There is https://github.com/fja05680/sp500 which tells us historical constituents for S&P 500.
And https://eodhd.com/ claims to have historical daily prices for major US companies since 1985.
https://eodhd.com/financial-academy/financial-faq/historical-stock-prices-for-delisted-companies implies they have data for companies that were delisted.
And I think the £20/mo subscription can access all this stuff. So the plan is to pay £20, scrape everything I can, and then unsubscribe.
The daily request limit is 100k calls per user. I think I just need end-of-day prices for every company that has ever been listed in the US? That should be less than 100k calls. And then can see what else I can scrape.
Getting a list of delisted tickers is:
[https://eodhd.com/api/exchange-symbol-list/{EXCHANGE_CODE}?api_token={YOUR_API_KEY}&delisted=1](https://eodhd.com/api/exchange-symbol-list/{EXCHANGE_CODE}?api_token={YOUR_API_KEY}&delisted=1)
And by extrapolation I guess you drop "delisted" to get current tickers.
And then end-of-day prices are:
[https://eodhd.com/api/eod/AAAB.US?api_token={YOUR_API_KEY}](https://eodhd.com/api/eod/AAAB.US?api_token={YOUR_API_KEY})
What EXCHANGE_CODEs are there?
OK I am making some progress on this. One issue is that tickers are reused so if you ask for historical data for a particular ticker you get the new company and not the old one.
One example is "ABS.US" which apparently referred to "Albertson's", which was in the index from 1996 to 2006, but EODHD only has data for "ABS.US" from end of 1997.
And to make it worse, I don't even think the historical company is Albertson's, here's the price data from EODHD:
The big gap suggests the ticker was reused.
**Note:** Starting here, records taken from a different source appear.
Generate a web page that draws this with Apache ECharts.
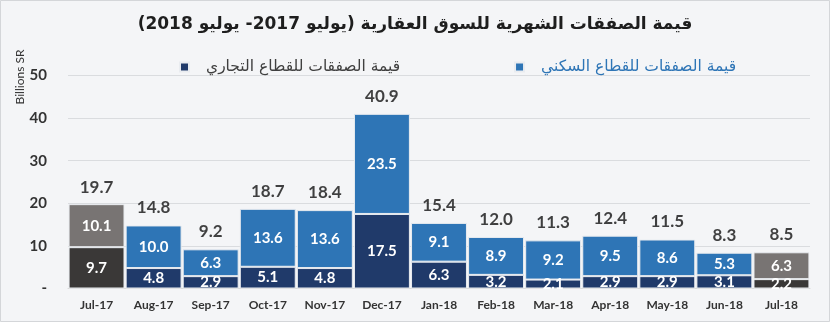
<!DOCTYPE html>
<html>
<head>
<meta charset="utf-8">
<script src="https://cdn.jsdelivr.net/npm/echarts@6/dist/echarts.min.js"></script>
<style>
  html, body { margin: 0; padding: 0; background: #f4f5f7; }
  #chart { width: 830px; height: 322px; }
</style>
</head>
<body>
<div id="chart"></div>
<script>
// Monthly real-estate transaction value, billions SR
const months = ['Jul-17', 'Aug-17', 'Sep-17', 'Oct-17', 'Nov-17', 'Dec-17', 'Jan-18',
                'Feb-18', 'Mar-18', 'Apr-18', 'May-18', 'Jun-18', 'Jul-18'];
const commercial = [9.7, 4.8, 2.9, 5.1, 4.8, 17.5, 6.3, 3.2, 2.1, 2.9, 2.9, 3.1, 2.2];
const residential = [10.1, 10.0, 6.3, 13.6, 13.6, 23.5, 9.1, 8.9, 9.2, 9.5, 8.6, 5.3, 6.3];
const totals = [19.7, 14.8, 9.2, 18.7, 18.4, 40.9, 15.4, 12.0, 11.3, 12.4, 11.5, 8.3, 8.5];
const yTicks = [0, 10, 20, 30, 40, 50];

const titleText = 'قيمة الصفقات الشهرية للسوق العقارية (يوليو 2017- يوليو 2018)';
const nameCommercial = 'قيمة الصفقات للقطاع التجاري';
const nameResidential = 'قيمة الصفقات للقطاع السكني';

// Months shown in grey tones (same month, one year apart)
const greyMonths = ['Jul-17', 'Jul-18'];

const numFont = 'Lato, "Open Sans", sans-serif';
const arFont = '"DejaVu Sans", sans-serif';

const C_COM = '#203a6a', C_RES = '#2e75b6';
const C_GREY_COM = '#3a3837', C_GREY_RES = '#787473';

function styled(values, normal, grey) {
  return values.map((v, i) => ({
    value: v,
    itemStyle: { color: greyMonths.includes(months[i]) ? grey : normal }
  }));
}

const innerLabel = {
  show: true, position: 'inside', color: '#ffffff',
  fontFamily: numFont, fontWeight: 'bold', fontSize: 15,
  formatter: p => p.value.toFixed(1)
};

const chart = echarts.init(document.getElementById('chart'));
chart.setOption({
  backgroundColor: '#f4f5f7',
  animation: false,
  title: {
    text: titleText, left: 'center', top: 11,
    textStyle: { fontFamily: arFont, fontWeight: 'bold', fontSize: 17, color: '#1e1e1e' }
  },
  legend: {
    left: 174, top: 54, itemWidth: 9, itemHeight: 9, itemGap: 114,
    icon: 'rect',
    data: [
      { name: nameCommercial, textStyle: { color: '#404040' } },
      { name: nameResidential, textStyle: { color: '#2e75b6' } }
    ],
    textStyle: { fontFamily: arFont, fontSize: 15.5, padding: [0, 0, 0, 12] }
  },
  grid: { left: 68, right: 20, top: 75.5, bottom: 33.5 },
  xAxis: {
    type: 'category', data: months,
    axisTick: { show: false },
    axisLine: { lineStyle: { color: '#d9d9d9' } },
    axisLabel: { color: '#333', fontFamily: numFont, fontWeight: 'bold', fontSize: 12, margin: 11 }
  },
  yAxis: {
    type: 'value', min: yTicks[0], max: yTicks[yTicks.length - 1], interval: 10,
    axisLine: { show: false }, axisTick: { show: false },
    splitLine: { lineStyle: { color: '#dadcdf' } },
    axisLabel: {
      color: '#333', fontFamily: numFont, fontWeight: 'bold', fontSize: 15, margin: 21,
      formatter: v => v === 0 ? '-' : String(v)
    }
  },
  graphic: [
    {
      type: 'text', x: 20, y: 77, rotation: Math.PI / 2,
      style: { text: 'Billions SR', fill: '#333', font: '12px ' + numFont, align: 'center', verticalAlign: 'middle' }
    },
    {
      type: 'rect', silent: true, z: 100,
      shape: { x: 0.5, y: 0.5, width: 829, height: 321 },
      style: { fill: 'none', stroke: '#d4d6d9', lineWidth: 1 }
    }
  ],
  series: [
    {
      name: nameCommercial, type: 'bar', stack: 'total', barCategoryGap: '2%',
      itemStyle: { color: C_COM, borderColor: '#e9ecf0', borderWidth: 1 },
      data: styled(commercial, C_COM, C_GREY_COM),
      label: innerLabel
    },
    {
      name: nameResidential, type: 'bar', stack: 'total', barCategoryGap: '2%',
      itemStyle: { color: C_RES, borderColor: '#e9ecf0', borderWidth: 1 },
      data: styled(residential, C_RES, C_GREY_RES),
      label: innerLabel
    },
    {
      name: 'total', type: 'scatter', symbolSize: 0, data: totals, z: 10,
      label: {
        show: true, position: 'top', distance: 9, color: '#111111',
        fontFamily: numFont, fontWeight: 'bold', fontSize: 17,
        formatter: p => p.value.toFixed(1)
      }
    }
  ]
});
</script>
</body>
</html>
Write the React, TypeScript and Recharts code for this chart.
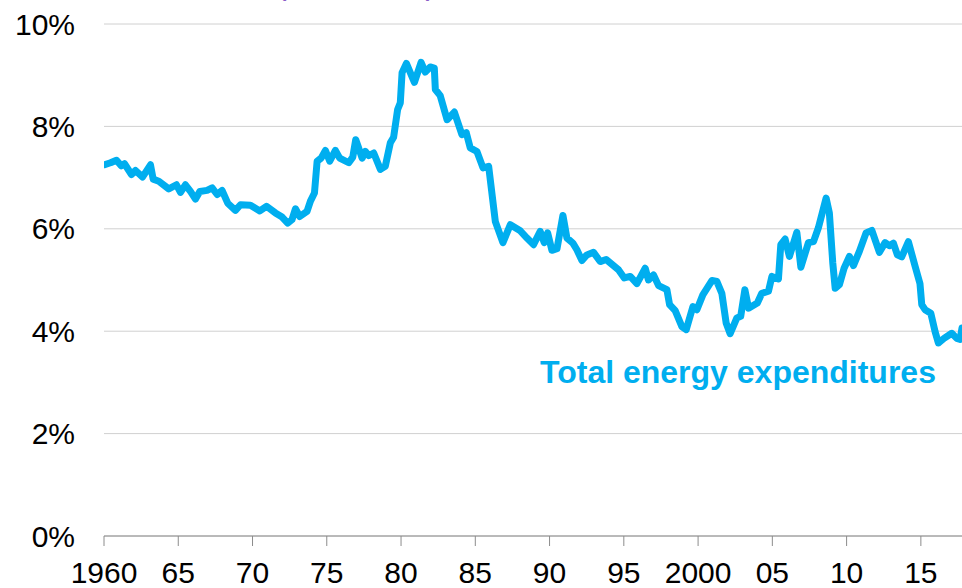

I have contacted support about rectifying the problem.
But for now maybe I proceed with the full universe that I do have, for both UK and US.
OK well I had to do quite a lot of massaging to exclude obviously-crazy data, but:
Annualised Sharpe ratio of 0.7 sounds maybe slightly too high, not sure. I can overlay this on a plot of FTSE All-share total return to see how well it approximates it.
The chart overlaid in black is the FTSE All-share index, and yeah it is quite different to our equal-weighted version. Apart from the big spike in 2021 on our equal-weighted version, I wonder if this is mainly down to the black chart not including adjustments for dividends?
Well on this dataset: no, low-risk stocks do not outperform:
Of course this could simply be down to the bias in the data. If the volatile companies that went bust are more likely to be missing, or the tiny companies that went on to be big are more likely to be present, then we will overstate how well small and volatile stocks perform.